*** Data

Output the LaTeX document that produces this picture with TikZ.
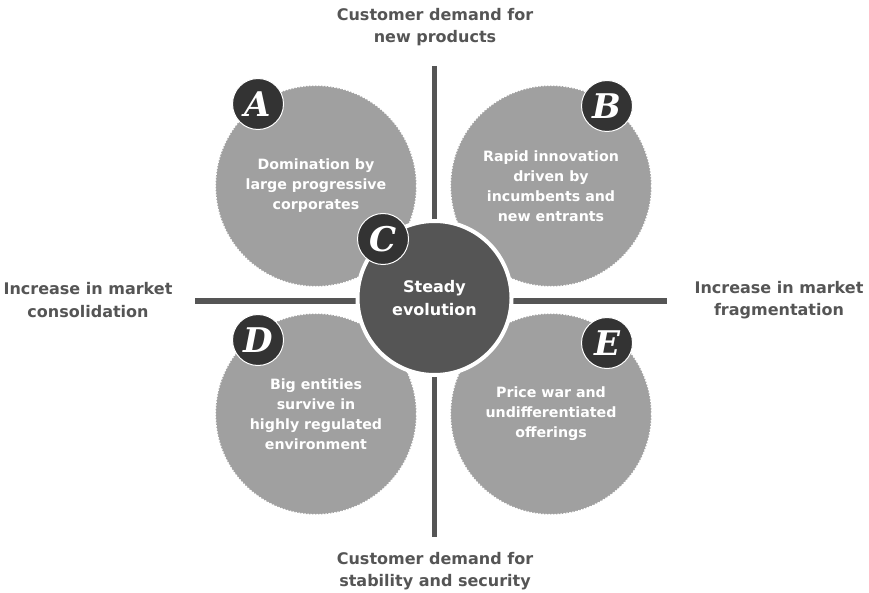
\documentclass[tikz,border=0pt]{standalone}
\usepackage{fontspec}
\setmainfont{DejaVu Sans}
\newfontfamily\letterfont{DejaVu Serif}
\usetikzlibrary{positioning}
\definecolor{axisgray}{HTML}{555555}
\definecolor{quadgray}{HTML}{A0A0A0}
\definecolor{badgegray}{HTML}{333333}
\tikzset{
    axis/.style={draw=axisgray, line width=5.5pt},
    axislabel/.style={text=axisgray, align=center, font=\bfseries\fontsize{16}{22.5}\selectfont},
    quadrant/.style={circle, fill=quadgray, draw=white, line width=1.2pt,
        dash pattern=on 1.5pt off 1.5pt, minimum size=201pt, inner sep=0pt,
        text=white, align=center, font=\bfseries\fontsize{14.2}{20}\selectfont},
    hub/.style={circle, fill=axisgray, draw=white, line width=4pt,
        minimum size=154pt, inner sep=0pt,
        text=white, align=center, font=\bfseries\fontsize{16}{23}\selectfont},
    badge/.style={circle, fill=badgegray, draw=white, line width=1pt,
        minimum size=51pt, inner sep=0pt, text=white,
        font=\letterfont\bfseries\itshape\fontsize{34}{34}\selectfont}
}
\begin{document}
\begin{tikzpicture}[x=1pt, y=-1pt]
    \useasboundingbox (0, 0) rectangle (869, 593);
    % axes
    \coordinate (axis top) at (434.5, 66);
    \coordinate (axis bottom) at (434.5, 537);
    \coordinate (axis left) at (195, 301);
    \coordinate (axis right) at (667, 301);
    \draw[axis] (axis top) -- (axis bottom);
    \draw[axis] (axis left) -- (axis right);
    % axis labels
    \node[axislabel] (label top) at (435, 27) {Customer demand for\\new products};
    \node[axislabel] (label bottom) at (435, 571) {Customer demand for\\stability and security};
    \node[axislabel] (label left) at (88, 300) {Increase in market\\consolidation};
    \node[axislabel] (label right) at (779, 300) {Increase in market\\fragmentation};
    % quadrants
    \node[quadrant] (quad A) at (316, 186) {Domination by\\large progressive\\corporates};
    \node[quadrant] (quad B) at (551, 186) {Rapid innovation\\driven by\\incumbents and\\new entrants};
    \node[quadrant] (quad D) at (316, 414) {Big entities\\survive in\\highly regulated\\environment};
    \node[quadrant] (quad E) at (551, 414) {Price war and\\undifferentiated\\offerings};
    \node[hub] (hub) at (434.5, 298) {Steady\\evolution};
    % letters
    \node[badge] (badge A) at (258, 104) {A};
    \node[badge] (badge B) at (607, 106) {B};
    \node[badge] (badge C) at (383, 239) {C};
    \node[badge] (badge D) at (258, 340) {D};
    \node[badge] (badge E) at (607, 343) {E};
\end{tikzpicture}
\end{document}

******

> **Problem details**: Quote the material exactly. Pictures stay out.

> **The result**:
Output the LaTeX document that produces this picture with TikZ.
\documentclass[tikz,border=0pt]{standalone}
\usepackage{fontspec}
\setmainfont{DejaVu Sans}
\newfontfamily\letterfont{DejaVu Serif}
\usetikzlibrary{positioning}
\definecolor{axisgray}{HTML}{555555}
\definecolor{quadgray}{HTML}{A0A0A0}
\definecolor{badgegray}{HTML}{333333}
\tikzset{
    axis/.style={draw=axisgray, line width=5.5pt},
    axislabel/.style={text=axisgray, align=center, font=\bfseries\fontsize{16}{22.5}\selectfont},
    quadrant/.style={circle, fill=quadgray, draw=white, line width=1.2pt,
        dash pattern=on 1.5pt off 1.5pt, minimum size=201pt, inner sep=0pt,
        text=white, align=center, font=\bfseries\fontsize{14.2}{20}\selectfont},
    hub/.style={circle, fill=axisgray, draw=white, line width=4pt,
        minimum size=154pt, inner sep=0pt,
        text=white, align=center, font=\bfseries\fontsize{16}{23}\selectfont},
    badge/.style={circle, fill=badgegray, draw=white, line width=1pt,
        minimum size=51pt, inner sep=0pt, text=white,
        font=\letterfont\bfseries\itshape\fontsize{34}{34}\selectfont}
}
\begin{document}
\begin{tikzpicture}[x=1pt, y=-1pt]
    \useasboundingbox (0, 0) rectangle (869, 593);
    % axes
    \coordinate (axis top) at (434.5, 66);
    \coordinate (axis bottom) at (434.5, 537);
    \coordinate (axis left) at (195, 301);
    \coordinate (axis right) at (667, 301);
    \draw[axis] (axis top) -- (axis bottom);
    \draw[axis] (axis left) -- (axis right);
    % axis labels
    \node[axislabel] (label top) at (435, 27) {Customer demand for\\new products};
    \node[axislabel] (label bottom) at (435, 571) {Customer demand for\\stability and security};
    \node[axislabel] (label left) at (88, 300) {Increase in market\\consolidation};
    \node[axislabel] (label right) at (779, 300) {Increase in market\\fragmentation};
    % quadrants
    \node[quadrant] (quad A) at (316, 186) {Domination by\\large progressive\\corporates};
    \node[quadrant] (quad B) at (551, 186) {Rapid innovation\\driven by\\incumbents and\\new entrants};
    \node[quadrant] (quad D) at (316, 414) {Big entities\\survive in\\highly regulated\\environment};
    \node[quadrant] (quad E) at (551, 414) {Price war and\\undifferentiated\\offerings};
    \node[hub] (hub) at (434.5, 298) {Steady\\evolution};
    % letters
    \node[badge] (badge A) at (258, 104) {A};
    \node[badge] (badge B) at (607, 106) {B};
    \node[badge] (badge C) at (383, 239) {C};
    \node[badge] (badge D) at (258, 340) {D};
    \node[badge] (badge E) at (607, 343) {E};
\end{tikzpicture}
\end{document}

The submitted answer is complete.